Francophone Association angry MLAs killed Bill 1
The Iqaluit-based Francophone Association of Nunavut described the legislative assembly’s decision to kill Bill 1, the proposed education act, “totally unacceptable” in a news release issued late last week.
“Abandoning Bill 1 means maintaining the status quo: this is totally unacceptable,” said Paul Landry, president of the association.
“Maintaining the status quo means that we keep living with an Education Act inherited from the NWT. An act that is unconstitutional. An act that does not meet the expectations of Nunavummiut.”
Last fall, the association contracted the services of Iqaluit lawyer Paul Crowley and declared its intention to take the government to court if it didn’t bring the bill into compliance with the Charter of Rights and Freedoms.
As a result, the Nunavut government formed a working group made up of representatives from the association, the French district education authority and the departments of education and justice.
This past February, the association and the GN signed a joint submission to the standing committee proposing a series of amendments to the bill.

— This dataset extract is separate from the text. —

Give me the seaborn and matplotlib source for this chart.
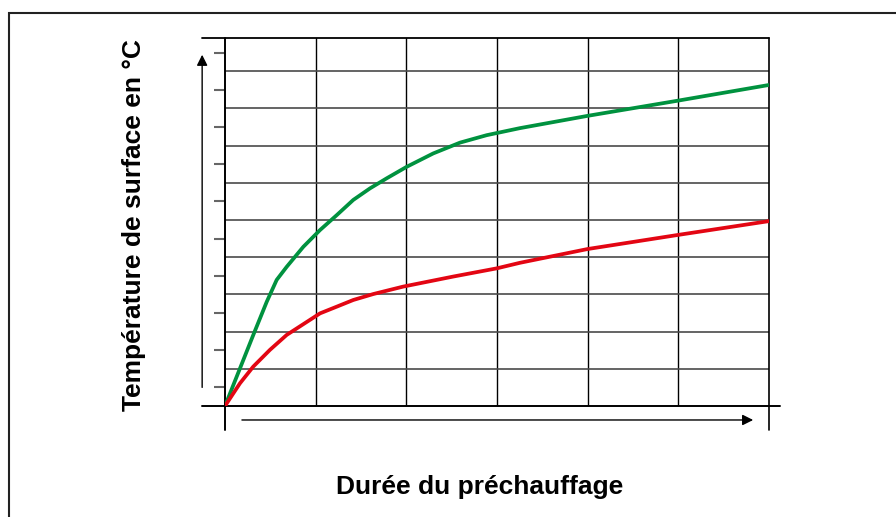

“These amendments represented a major step in the right direction,” the news release says. “While they do not, on their own, ensure that the legislation is up to the standards set out in the Charter, the AFN was hopeful that the working group would develop regulations that would ensure that the complete legislative package, the legislation and the regulations, would meet the constitutional requirements.”
The association believes that only half the work is done, and that the French DEA was premature in calling the bill unconstitutional in a story published in Nunatsiaq News on March 21.
“We were quite confident, based on the cooperation that had been cultivated, that a satisfactory legislative package would have been developed,” Landry said. “We will go to court to defend our rights if we have to but it is never the preferred road.”